■ **Given data**:
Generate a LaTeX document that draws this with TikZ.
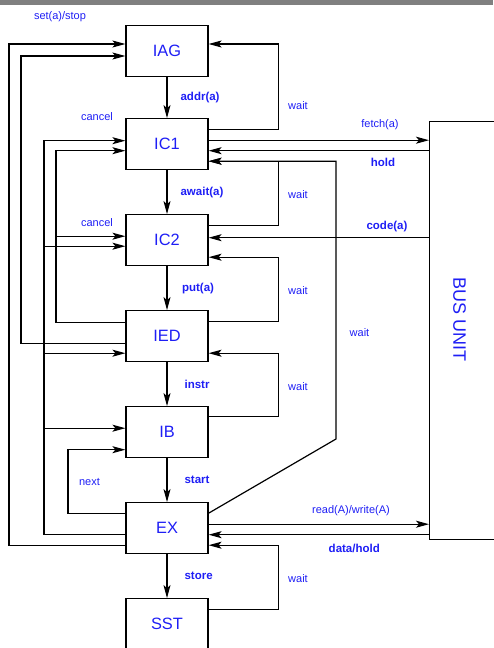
\documentclass[tikz,border=0pt]{standalone}
\usepackage{fontspec}
\setmainfont{Liberation Sans}
\usetikzlibrary{arrows.meta,positioning}
\definecolor{sigblue}{RGB}{30,30,245}
\begin{document}
\begin{tikzpicture}[x=1pt,y=-1pt,line width=1.2pt,node distance=43.8pt,
 >={Stealth[length=13pt,width=7pt,inset=3pt]},
 unit/.style={draw,minimum width=82pt,minimum height=51pt,text=sigblue,font=\fontsize{16.4}{19}\selectfont},
 sig/.style={text=sigblue,inner sep=0pt,font=\fontsize{11}{13}\selectfont},
 sigb/.style={text=sigblue,inner sep=0pt,font=\fontsize{11.5}{13}\selectfont\bfseries}]
\useasboundingbox (0,0) rectangle (493,648);
\fill[gray] (0,0) rectangle (493,4.7);
\node[unit] (iag) at (167,51) {IAG};
\node[unit,below=41pt of iag] (ic1) {IC1};
\node[unit,below=of ic1] (ic2) {IC2};
\node[unit,below=of ic2] (ied) {IED};
\node[unit,below=of ied] (ib) {IB};
\node[unit,below=of ib] (ex) {EX};
\node[unit,below=of ex] (sst) {SST};
\node[draw,inner sep=0pt,minimum width=80pt,minimum height=418pt,anchor=north west] (bus) at (429,121) {};
\node[rotate=-90,text=sigblue,font=\fontsize{18}{20}\selectfont] (busname) at (459.5,319.5) {BUS UNIT};
\coordinate (ch1) at (9,300);
\coordinate (ch2) at (21,200);
\coordinate (ch3) at (44,300);
\coordinate (ch4) at (56,200);
\coordinate (ch5) at (68,480);
\coordinate (bend) at (336,439);
\draw[->] (iag) -- node[sigb,right=13pt] {addr(a)} (ic1);
\draw[->] (ic1) -- node[sigb,right=13pt] {await(a)} (ic2);
\draw[->] (ic2) -- node[sigb,right=14.5pt] {put(a)} (ied);
\draw[->] (ied) -- node[sigb,right=17pt] {instr} (ib);
\draw[->] (ib) -- node[sigb,right=17pt] {start} (ex);
\draw[->] (ex) -- node[sigb,right=17pt] {store} (sst);
\draw[->] ([yshift=-17pt]ex.west) -| (ch1) |- ([yshift=7pt]iag.west);
\draw[->] ([yshift=-7pt]ied.west) -| (ch2) |- ([yshift=-5pt]iag.west);
\draw[->] ([yshift=-6.5pt]ex.west) -| (ch3) |- ([yshift=3.5pt]ic1.west);
\draw[->] ([yshift=-6pt]ic2.west -| ch3) -- ([yshift=-6pt]ic2.west);
\draw[->] ([yshift=-17pt]ied.west -| ch3) -- ([yshift=-17pt]ied.west);
\draw[->] ([yshift=4pt]ib.west -| ch3) -- ([yshift=4pt]ib.west);
\draw[->] ([yshift=14pt]ied.west) -| (ch4) |- ([yshift=-6.5pt]ic1.west);
\draw[->] ([yshift=4pt]ic2.west -| ch4) -- ([yshift=4pt]ic2.west);
\draw[->] ([yshift=15pt]ex.west) -| (ch5) |- ([yshift=-17.5pt]ib.west);
\draw[->] ([yshift=15pt]ic1.east) -- ++(70pt,0) |- ([yshift=7pt]iag.east);
\draw[->] ([yshift=4pt]ic1.east) -- ([yshift=4pt]ic1.east -| bus.west);
\draw[->] ([yshift=-6.5pt]ic1.east -| bus.west) -- ([yshift=-6.5pt]ic1.east);
\draw[->] ([yshift=15pt]ex.east) -- (bend) |- ([yshift=-17pt]ic1.east);
\draw[->] ([yshift=14.5pt]ic2.east) -- ++(70pt,0) |- ([yshift=-17pt]ic1.east);
\draw[->] ([yshift=2.5pt]ic2.east -| bus.west) -- ([yshift=2.5pt]ic2.east);
\draw[->] ([yshift=15pt]ied.east) -- ++(70pt,0) |- ([yshift=-17pt]ic2.east);
\draw[->] ([yshift=15.5pt]ib.east) -- ++(70pt,0) |- ([yshift=-17pt]ied.east);
\draw[->] ([yshift=4pt]ex.east) -- ([yshift=4pt]ex.east -| bus.west);
\draw[->] ([yshift=-6.5pt]ex.east -| bus.west) -- ([yshift=-6.5pt]ex.east);
\draw[->] ([yshift=15pt]sst.east) -- ++(70pt,0) |- ([yshift=-17pt]ex.east);
\node[sig] (lstop) at (60,17) {set(a)/stop};
\node[sig] (lcan1) at (97,117) {cancel};
\node[sig] (lcan2) at (97,223) {cancel};
\node[sig] (lnext) at (89.5,482) {next};
\node[sig] (lw1) at (298,106) {wait};
\node[sig] (lw2) at (298,194.3) {wait};
\node[sig] (lw3) at (298,290.7) {wait};
\node[sig] (lw4) at (298,386.7) {wait};
\node[sig] (lw5) at (298,578.3) {wait};
\node[sig] (lw6) at (359.5,333) {wait};
\node[sig] (lfetch) at (380,124.3) {fetch(a)};
\node[sigb] (lhold) at (383,162.3) {hold};
\node[sigb] (lcode) at (387,226.7) {code(a)};
\node[sig] (lrw) at (351,510.7) {read(A)/write(A)};
\node[sigb] (ldata) at (354.3,548.3) {data/hold};
\end{tikzpicture}
\end{document}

■ **What to do**: Write out the listing above again, exactly, but with no pictures in the copy.

■ **Result below**:
Generate a LaTeX document that draws this with TikZ.
\documentclass[tikz,border=0pt]{standalone}
\usepackage{fontspec}
\setmainfont{Liberation Sans}
\usetikzlibrary{arrows.meta,positioning}
\definecolor{sigblue}{RGB}{30,30,245}
\begin{document}
\begin{tikzpicture}[x=1pt,y=-1pt,line width=1.2pt,node distance=43.8pt,
 >={Stealth[length=13pt,width=7pt,inset=3pt]},
 unit/.style={draw,minimum width=82pt,minimum height=51pt,text=sigblue,font=\fontsize{16.4}{19}\selectfont},
 sig/.style={text=sigblue,inner sep=0pt,font=\fontsize{11}{13}\selectfont},
 sigb/.style={text=sigblue,inner sep=0pt,font=\fontsize{11.5}{13}\selectfont\bfseries}]
\useasboundingbox (0,0) rectangle (493,648);
\fill[gray] (0,0) rectangle (493,4.7);
\node[unit] (iag) at (167,51) {IAG};
\node[unit,below=41pt of iag] (ic1) {IC1};
\node[unit,below=of ic1] (ic2) {IC2};
\node[unit,below=of ic2] (ied) {IED};
\node[unit,below=of ied] (ib) {IB};
\node[unit,below=of ib] (ex) {EX};
\node[unit,below=of ex] (sst) {SST};
\node[draw,inner sep=0pt,minimum width=80pt,minimum height=418pt,anchor=north west] (bus) at (429,121) {};
\node[rotate=-90,text=sigblue,font=\fontsize{18}{20}\selectfont] (busname) at (459.5,319.5) {BUS UNIT};
\coordinate (ch1) at (9,300);
\coordinate (ch2) at (21,200);
\coordinate (ch3) at (44,300);
\coordinate (ch4) at (56,200);
\coordinate (ch5) at (68,480);
\coordinate (bend) at (336,439);
\draw[->] (iag) -- node[sigb,right=13pt] {addr(a)} (ic1);
\draw[->] (ic1) -- node[sigb,right=13pt] {await(a)} (ic2);
\draw[->] (ic2) -- node[sigb,right=14.5pt] {put(a)} (ied);
\draw[->] (ied) -- node[sigb,right=17pt] {instr} (ib);
\draw[->] (ib) -- node[sigb,right=17pt] {start} (ex);
\draw[->] (ex) -- node[sigb,right=17pt] {store} (sst);
\draw[->] ([yshift=-17pt]ex.west) -| (ch1) |- ([yshift=7pt]iag.west);
\draw[->] ([yshift=-7pt]ied.west) -| (ch2) |- ([yshift=-5pt]iag.west);
\draw[->] ([yshift=-6.5pt]ex.west) -| (ch3) |- ([yshift=3.5pt]ic1.west);
\draw[->] ([yshift=-6pt]ic2.west -| ch3) -- ([yshift=-6pt]ic2.west);
\draw[->] ([yshift=-17pt]ied.west -| ch3) -- ([yshift=-17pt]ied.west);
\draw[->] ([yshift=4pt]ib.west -| ch3) -- ([yshift=4pt]ib.west);
\draw[->] ([yshift=14pt]ied.west) -| (ch4) |- ([yshift=-6.5pt]ic1.west);
\draw[->] ([yshift=4pt]ic2.west -| ch4) -- ([yshift=4pt]ic2.west);
\draw[->] ([yshift=15pt]ex.west) -| (ch5) |- ([yshift=-17.5pt]ib.west);
\draw[->] ([yshift=15pt]ic1.east) -- ++(70pt,0) |- ([yshift=7pt]iag.east);
\draw[->] ([yshift=4pt]ic1.east) -- ([yshift=4pt]ic1.east -| bus.west);
\draw[->] ([yshift=-6.5pt]ic1.east -| bus.west) -- ([yshift=-6.5pt]ic1.east);
\draw[->] ([yshift=15pt]ex.east) -- (bend) |- ([yshift=-17pt]ic1.east);
\draw[->] ([yshift=14.5pt]ic2.east) -- ++(70pt,0) |- ([yshift=-17pt]ic1.east);
\draw[->] ([yshift=2.5pt]ic2.east -| bus.west) -- ([yshift=2.5pt]ic2.east);
\draw[->] ([yshift=15pt]ied.east) -- ++(70pt,0) |- ([yshift=-17pt]ic2.east);
\draw[->] ([yshift=15.5pt]ib.east) -- ++(70pt,0) |- ([yshift=-17pt]ied.east);
\draw[->] ([yshift=4pt]ex.east) -- ([yshift=4pt]ex.east -| bus.west);
\draw[->] ([yshift=-6.5pt]ex.east -| bus.west) -- ([yshift=-6.5pt]ex.east);
\draw[->] ([yshift=15pt]sst.east) -- ++(70pt,0) |- ([yshift=-17pt]ex.east);
\node[sig] (lstop) at (60,17) {set(a)/stop};
\node[sig] (lcan1) at (97,117) {cancel};
\node[sig] (lcan2) at (97,223) {cancel};
\node[sig] (lnext) at (89.5,482) {next};
\node[sig] (lw1) at (298,106) {wait};
\node[sig] (lw2) at (298,194.3) {wait};
\node[sig] (lw3) at (298,290.7) {wait};
\node[sig] (lw4) at (298,386.7) {wait};
\node[sig] (lw5) at (298,578.3) {wait};
\node[sig] (lw6) at (359.5,333) {wait};
\node[sig] (lfetch) at (380,124.3) {fetch(a)};
\node[sigb] (lhold) at (383,162.3) {hold};
\node[sigb] (lcode) at (387,226.7) {code(a)};
\node[sig] (lrw) at (351,510.7) {read(A)/write(A)};
\node[sigb] (ldata) at (354.3,548.3) {data/hold};
\end{tikzpicture}
\end{document}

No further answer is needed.